Even without inhaling, minds are clouded over marijuana

Discussion in 'Marijuana News' started by Superjoint, Apr 8, 2004.

  1. By Eamonn McCann
    featureseditor@belfasttelegraph.co.uk

    08 April 2004

    IT has wisely been observed that marijuana makes people mad. Not so much the substance itself, more the mere mention of it.

    Anybody who has ever included the legalisation of marijuana in an election programme will be aware of the immediate common reaction.

    This is a suicide note. Your rivals will have you tagged as a dope-head and a moral danger to vulnerable children. Better withdraw from the contest, lie low, never to mention the matter again.

    More than half the people who say this will go on to insist that they themselves are enlightened sorts, well aware that marijuana is relatively harmless and that designating it a dangerous drug is ignorant, self-defeating stupidity.

    But us cool dudes are in a minority, they continue. The broad masses have been blinded to truth by the blather of judges, the fatuities of commentators and politicians, the laughable pronouncements of solemn-faced police.

    "The seizure of this small armful of marijuana plants will have saved many lives..."

    Forget about 50/50 recruitment. How can people who talk such tosh make it through to the selection stage in the first place?

    In 40 years of observing the phenomenon, the only effect I've noticed of police seizures of marijuana has been an increase in prices on the street.

    Even now that the Home Office, normally a bastion of bone-headed reaction, has downgraded marijuana to Class C status, fear grasps at politicians when the legalisation issue is raised.

    I am told that the panic of Sinn Fein leaders at the party's recent ard fheis was something to behold when it briefly seemed possible delegates would vote to adopt "Free the Weed" as a party slogan.

    Mind you, at least Sinn Fein can discuss the issue. Suggest such a sensible slogan to the DUP, say, and some of them would have to OD on religion as an antidote.

    There's a mystery here. How come so many people are personally in favour of the legalisation of marijuana but convinced that it would be disastrous to express this belief in politics?

    A public opinion poll last month in two US states suggested an answer. The poll focused on the limited question of whether marijuana should be made available for medical reasons. But it uncovered an anomaly which helps also to explain contradictory attitudes to marijuana generally.

    The results of the poll, conducted in Vermont and Rhode Island, were published on March 29.

    Asked if they supported legal access to marijuana for seriously ill patients, Vermont voted 71% yes; 21%; 8% had no firm opinion.

    In Rhode Island, the figures were 69%; 26% and 5% respectively.
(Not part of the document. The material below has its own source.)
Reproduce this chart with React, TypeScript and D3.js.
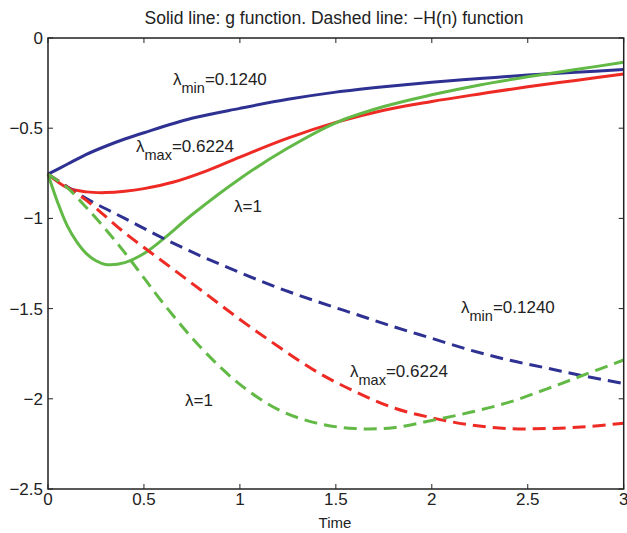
import React from 'react';
import * as d3 from 'd3';

const WIDTH = 627;
const HEIGHT = 533;
const MARGIN = { top: 38, right: 4, bottom: 44, left: 48 };

// g function (solid)
const gMinX = [0, 0.1, 0.2, 0.3, 0.4, 0.5, 0.75, 1.0, 1.25, 1.5, 1.75, 2.0, 2.25, 2.5, 2.75, 3.0];
const gMinY = [-0.755, -0.70, -0.645, -0.60, -0.56, -0.525, -0.445, -0.39, -0.34, -0.30, -0.27, -0.245, -0.225, -0.205, -0.19, -0.175];

const gMaxX = [0, 0.1, 0.2, 0.3, 0.4, 0.5, 0.65, 0.83, 1.0, 1.25, 1.5, 1.75, 2.0, 2.25, 2.5, 2.75, 3.0];
const gMaxY = [-0.755, -0.83, -0.853, -0.857, -0.85, -0.835, -0.80, -0.735, -0.66, -0.555, -0.468, -0.40, -0.352, -0.31, -0.27, -0.235, -0.20];

const gOneX = [0, 0.05, 0.1, 0.15, 0.2, 0.25, 0.3, 0.4, 0.5, 0.6, 0.75, 1.0, 1.25, 1.5, 1.75, 2.0, 2.25, 2.5, 2.75, 3.0];
const gOneY = [-0.755, -0.91, -1.04, -1.13, -1.195, -1.235, -1.255, -1.245, -1.195, -1.115, -0.98, -0.78, -0.61, -0.47, -0.38, -0.315, -0.26, -0.215, -0.175, -0.135];

// -H(n) function (dashed)
const hMinX = [0, 0.2, 0.4, 0.6, 0.8, 1.0, 1.2, 1.4, 1.6, 1.8, 2.0, 2.2, 2.4, 2.6, 2.8, 3.0];
const hMinY = [-0.755, -0.89, -1.0, -1.11, -1.21, -1.30, -1.385, -1.46, -1.53, -1.60, -1.665, -1.73, -1.785, -1.83, -1.875, -1.915];

const hMaxX = [0, 0.2, 0.4, 0.6, 0.8, 1.0, 1.2, 1.4, 1.6, 1.8, 2.0, 2.2, 2.4, 2.6, 2.8, 3.0];
const hMaxY = [-0.755, -0.90, -1.08, -1.24, -1.40, -1.56, -1.71, -1.85, -1.96, -2.05, -2.105, -2.145, -2.165, -2.165, -2.155, -2.135];

const hOneX = [0, 0.1, 0.2, 0.3, 0.4, 0.5, 0.6, 0.8, 1.0, 1.2, 1.4, 1.6, 1.8, 2.0, 2.2, 2.4, 2.6, 2.8, 3.0];
const hOneY = [-0.755, -0.83, -0.94, -1.06, -1.19, -1.33, -1.47, -1.72, -1.92, -2.06, -2.135, -2.165, -2.16, -2.12, -2.075, -2.02, -1.945, -1.865, -1.785];

const xTicks = [0, 0.5, 1, 1.5, 2, 2.5, 3];
const yTicks = [0, -0.5, -1, -1.5, -2, -2.5];

const BLUE = '#2e3192';
const RED = '#ee2a24';
const GREEN = '#62b946';

const series = [
  { xs: gMinX, ys: gMinY, color: BLUE, dashed: false },
  { xs: gMaxX, ys: gMaxY, color: RED, dashed: false },
  { xs: gOneX, ys: gOneY, color: GREEN, dashed: false },
  { xs: hMinX, ys: hMinY, color: BLUE, dashed: true },
  { xs: hMaxX, ys: hMaxY, color: RED, dashed: true },
  { xs: hOneX, ys: hOneY, color: GREEN, dashed: true },
];

const fmt = (v: number) => (v < 0 ? '\u2212' + String(-v) : String(v));

const App = () => {
  const left = MARGIN.left;
  const right = WIDTH - MARGIN.right;
  const top = MARGIN.top;
  const bottom = HEIGHT - MARGIN.bottom;

  const xScale = d3.scaleLinear().domain([0, 3]).range([left, right + 0.7]);
  const yScale = d3.scaleLinear().domain([-2.5, 0]).range([bottom, top]);

  const line = d3.line<[number, number]>()
    .x(d => xScale(d[0]))
    .y(d => yScale(d[1]))
    .curve(d3.curveCatmullRom.alpha(0.5));

  const font = 'Liberation Sans, Arial, Helvetica, sans-serif';
  const x0 = xScale(0);
  const x1 = xScale(3);

  const lambdaLabel = (x: number, y: number, sub: string, rest: string) => (
    <text x={x} y={y} fontSize={17} fill="#222">
      <tspan>λ</tspan>
      {sub && <tspan dy={8} fontSize={14.5}>{sub}</tspan>}
      <tspan dy={sub ? -8 : 0}>{rest}</tspan>
    </text>
  );

  return (
    <svg width={WIDTH} height={HEIGHT} style={{ position: 'absolute', left: 0, top: 0, background: '#fff' }} fontFamily={font}>
      <rect x={0} y={0} width={WIDTH} height={HEIGHT} fill="#fff" />
      <text x={334} y={24} fontSize={17.5} textAnchor="middle" fill="#222">
        Solid line: g function. Dashed line: {'\u2212'}H(n) function
      </text>

      <g>
        {series.map((s, i) => (
          <path
            key={i}
            d={line(s.xs.map((x, j) => [x, s.ys[j]] as [number, number])) || ''}
            fill="none"
            stroke={s.color}
            strokeWidth={3}
            strokeDasharray={s.dashed ? '13,7' : undefined}
          />
        ))}
      </g>

      {lambdaLabel(173, 85, 'min', '=0.1240')}
      {lambdaLabel(136, 152, 'max', '=0.6224')}
      {lambdaLabel(234, 212, '', '=1')}
      {lambdaLabel(461, 313, 'min', '=0.1240')}
      {lambdaLabel(350, 377, 'max', '=0.6224')}
      {lambdaLabel(185, 406, '', '=1')}

      <rect x={x0} y={top} width={x1 - x0} height={bottom - top} fill="none" stroke="#222" strokeWidth={1.5} />

      {xTicks.map(t => (
        <g key={'x' + t}>
          <line x1={xScale(t)} x2={xScale(t)} y1={bottom} y2={bottom - 5} stroke="#222" />
          <line x1={xScale(t)} x2={xScale(t)} y1={top} y2={top + 5} stroke="#222" />
          <text x={xScale(t)} y={505} fontSize={17} textAnchor="middle" fill="#222">{fmt(t)}</text>
        </g>
      ))}
      {yTicks.map(t => (
        <g key={'y' + t}>
          <line x1={x0} x2={x0 + 5} y1={yScale(t)} y2={yScale(t)} stroke="#222" />
          <line x1={x1} x2={x1 - 5} y1={yScale(t)} y2={yScale(t)} stroke="#222" />
          <text x={43} y={yScale(t)} dy="0.35em" fontSize={17} textAnchor="end" fill="#222">{fmt(t)}</text>
        </g>
      ))}

      <text x={335} y={528} fontSize={15} textAnchor="middle" fill="#222">Time</text>
    </svg>
  );
};

export default App;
So, a commonsense response from a majority in both states.

    But then the pollsters asked an additional question which I haven't previously seen included in such surveys: "Regardless of your own opinion, do you think the majority of people in (Vermont or Rhode Island) support making marijuana medically available, or do you think the majority opposes making marijuana medically available?"

    The results were intriguing. In Vermont, 37% thought there would be majority support; 37% believed only a minority would be in support, 25% were unsure.

    The Rhode Island figures were even more dramatic: 27% thought there'd be majority support; 60% thought not; 18% were uncertain.

    Across the two states, a considerable proportion of the commonsense majority believed it was in a minority.

    This is strange. As a general rule, people tend to have an inflated idea of how many of their fellow citizens support the things they believe in themselves.

    The only explanation I can think of is that the relentless promotion of untruth about marijuana has so clouded the minds of ordinarily intelligent people that even thinking on it makes them feel dizzy.

    This reinforces my long-held belief that rational discussion of drugs problems will continue to be impossible while marijuana remains tainted by illegality.
     
  2. A very intriguing arcticle. but all I really got from it was this nonsense.

    "The seizure of this small armful of marijuana plants will have saved many lives..."

    After reading that, I kept rolling it over and over in my head. how could they even say that? Do they really think they're saving lives?
    The only thing they are doing is ruining lives, but not those of the crazy-pothead-grower, They are ruining the lives of the children of these so called criminals.